Failed Linux MD RAID devices. That’s what I got to deal with yesterday. The ext3 file system produced scary errors and remounted the file system as read-only. A quick look at /proc/mdstat showed

# cat /proc/mdstat
Personalities : [raid1] [raid5]
md1 : active raid5 sdi1[8] sdh1[7] sdg1[6] sdf1[5] sde1[4] sdd1[3] sdc1[2] sda1[0]
645136128 blocks level 5, 256k chunk, algorithm 2 [10/8] [U_UUUUUUU_]


That’s bad.  The second hard drive had failed in a RAID 5 array with no spares.  Our mission, get the data back as best we can.

This was a fileserver that was in use.  I pulled emergency maintenance and rebooted the server into single user mode for safety.  After the reboot /dev/md1 was listed as inactive.  There were not enough working devices to bring up the array.  Obviously, it wasn’t mounted either.  This was exactly where I wanted to be.  (You could also unmount the broken file system and use mdadm --stop /dev/md1 to stop the array.)

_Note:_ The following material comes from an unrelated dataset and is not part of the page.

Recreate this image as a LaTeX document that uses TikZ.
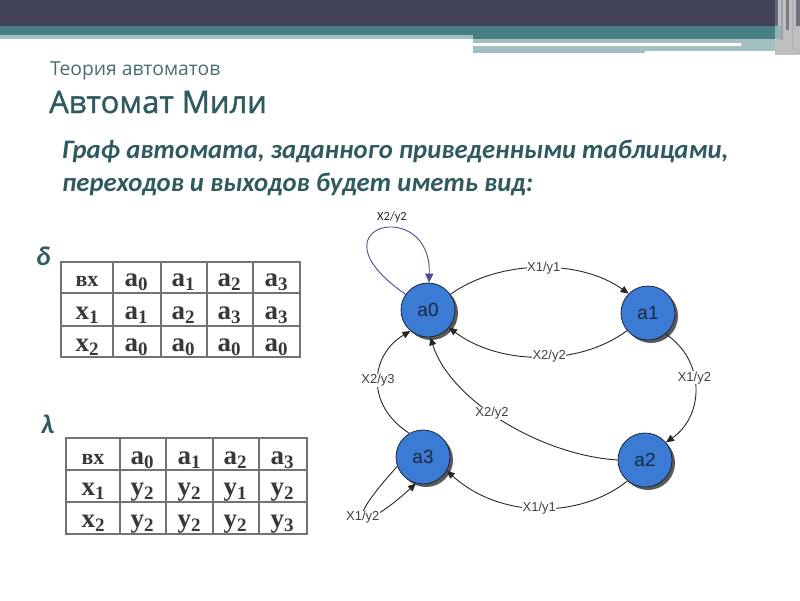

Next, use mdadm to force assemble the array.

# mdadm --assemble --force /dev/md1
mdadm: forcing event count in /dev/sdb1 from X to Y


Now that should bring the array online.  The event counter for /dev/sdb1 was the least out of date and mdadm just fudged it.  This means we have introduced corruption.  Once the second device fails, its not long before the array fails.  So, provided that you bring back the second failed disk (not the first which failed 3 years ago, right?) you should introduce minimal corruption.  However, you now have a working array.

Next, we back up the array.  Mount /dev/md1 as a read-only file system.  Use rsync or another tool to copy off the data.  Don’t try to add more disks and rebuild the array before you back it up.

Our mission is accomplished.  We have data.